Questioning Dalrymple's purported position as arbiter of Indian literary quality, the article said: "The festival works not because it is a literary enterprise, but because it ties us to the British literary establishment. Getting that literary establishment to take note of India requires making use of a certain romantic association that stretches back to the Raj."

Dalrymple, who for more than a quarter of a centuryhas divided his time between India and the UK and is the author of such books as City of Djinns and The Last Mughal, has hit back angrily at the allegations. In a letter to the magazine, he said the article was "blatantly racist" and that the festival hosted writers working in a dozen of India's 22 official languages. A full two-thirds of the literary celebrities invited every year were from South Asia, he said.

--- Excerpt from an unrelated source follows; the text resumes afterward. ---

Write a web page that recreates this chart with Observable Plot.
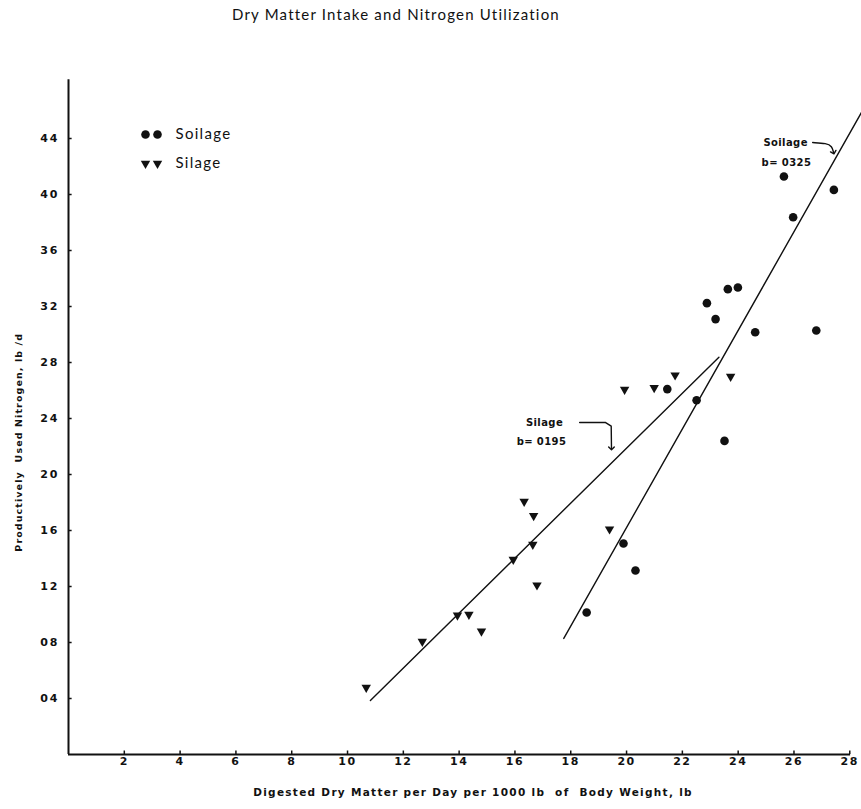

"My adopted country is in general pretty tolerant of people who choose to come and live here, and I have only once before had to write a letter like this, defending my existence as a writer in the country I love," he wrote. "But I do think there is an important principle at stake here, and to me at least, that piece felt little more than the literary equivalent of pouring shit through an immigrant's letterbox."

The festival at Jaipur, the pink-coloured capital of Rajasthan, began in 2006 and over the years has attracted guests such as Vikram Seth, Fatima Bhutto, Rana Dasgupta, Tina Brown, Salman Rushdie, Mohsin Hamid and Mohammed Hanif. The article in Open, written by political editor Hartosh Singh Bal – himself a novelist – takes several swipes at foreign writers based in India, particularly those from Britain, who he says report a specific vision of the country. And yet, he says, such people are fawned upon by the Indian literary establishment.

"Our ability to fawn extends well beyond the foreign correspondent. Our publishers need the stamp of British approval. All you need to do is compare the advances paid out to books submitted locally with books that first got accepted in the UK," he continued. "This constant need for British approval allows writers from the UK to produce and sell books that should be junked in India."

For now, the argument appears to be cooling. Dalrymple said yesterday that he regretted making the allegation of racism. He said he had invited Mr Bal to attend the festival and to meet him for a drink.

By no small irony, one of the writers appearing at the festival on January 25 is Manu Joseph, whose debut novel, Serious Men, last year won The Hindu newspaper's award for best fiction. He is also editor of Open magazine.